Conmemora la Iglesia católica y todos los cristianos uno de los más grandes misterios de nuestra sacrosanta religión: la cruenta Pasión y Muerte del Dios hombre, del Mártir del Calvario y del Redentor del mundo. Entre las solemnidades religiosas cristianas ninguna impresiona tanto como la Redención del linaje humano. Los días de la Pasión de Jesús, los días del Sacramento Eucarístico, los días de la Cruz, símbolo del sacrificio, los días de la Resurrección, símbolo del triunfo, son los días del sublime drama del Calvario. Cristo ofreciéndose a la humanidad en banquete divino, Cristo llagado, Cristo escarnecido, Cristo coronado de espinas, Cristo clavado en la Cruz y Cristo muriéndose por salvar a los pecadores. Ante la magnitud del drama del Calvario, perpetua redención del mundo, que empieza en el idilio de Jerusalén, quedan anulados y oscurecidos todos los demás hechos que por su dolor brillan en la historia; Cristo muere perdonando.
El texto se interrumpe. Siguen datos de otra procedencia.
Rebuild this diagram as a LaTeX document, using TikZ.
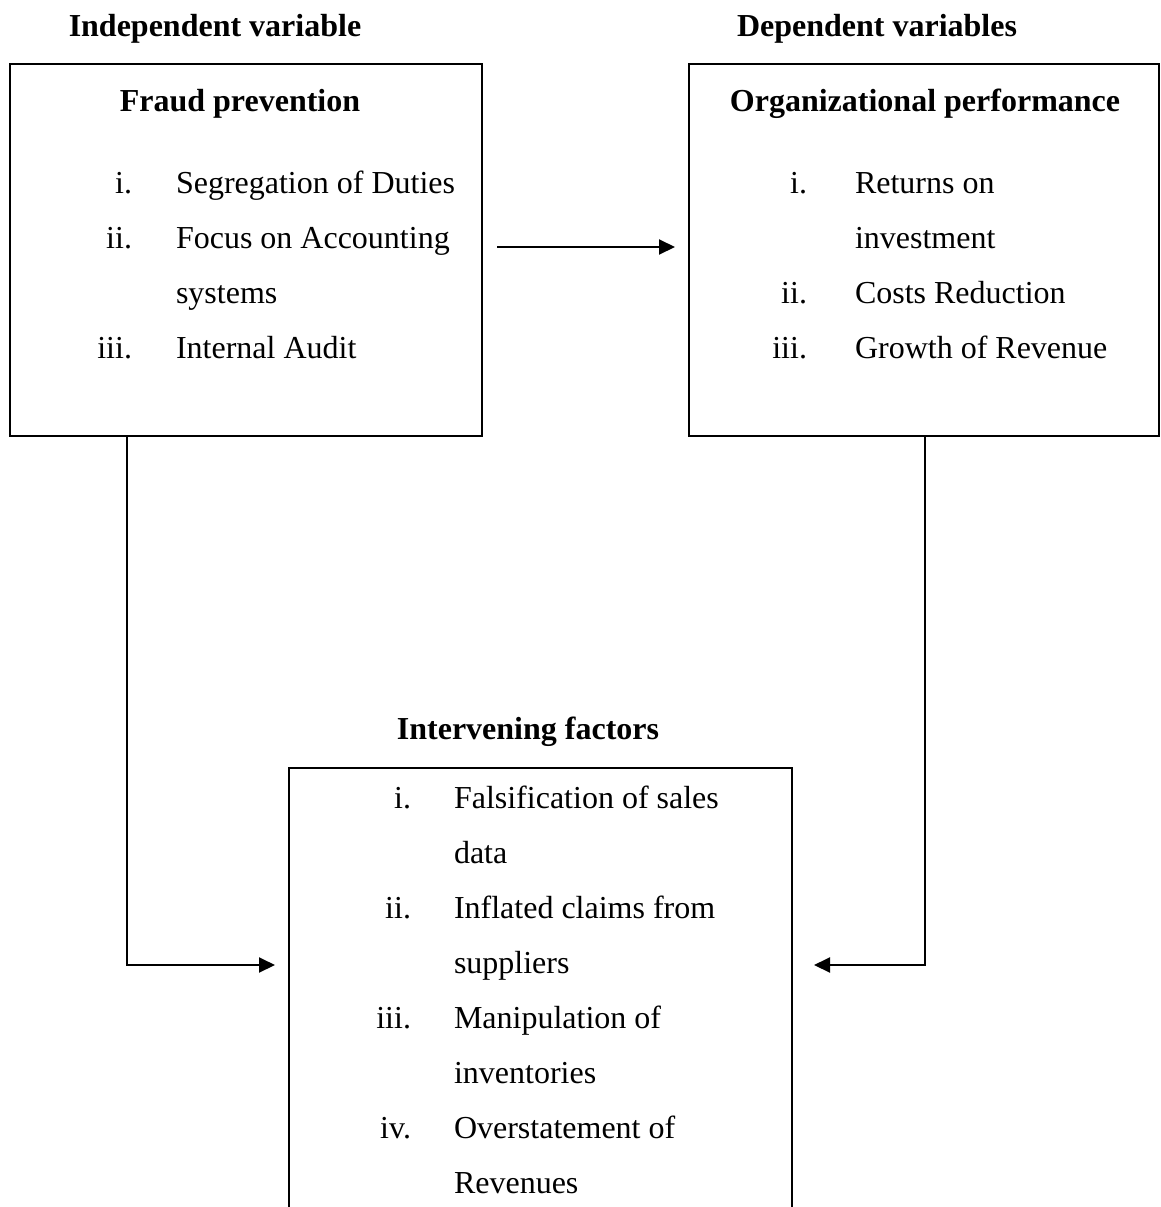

Nada en el mundo hay que se preste a la meditación como los grandes misterios de la redención humana. No es, pues, posible a ningún alma religiosa, cuando la Semana Santa se acerca, evocar estos recuerdos de Jesús, que despiertan el misterio de nuestra existencia y de nuestro origen y las exclusiva esperanza de nuestro porvenir. El sacrificio de la Cruz nos hace ver que el Cuerpo del Redentor es prenda de reconciliación de Dios con el hombre, y también de concordia en el aspecto humano que tiene que ser posible, máxime en estos tiempos de contaminación física y moral. No puede darse sacrificio mas enorme y divino que el de la Pasión y Muerte de Cristo. ¿Meditemos?

La Palabra que se quería extinguir para siempre ilumina al mundo y anticipa los acontecimientos para la salvación de todos. La Voz que se quería apagar multiplica sus ecos y se hace viva en todas las conciencias. Y esa Voz tiene como epicentro al Ser que desde el Calvario hace temblar al universo entero.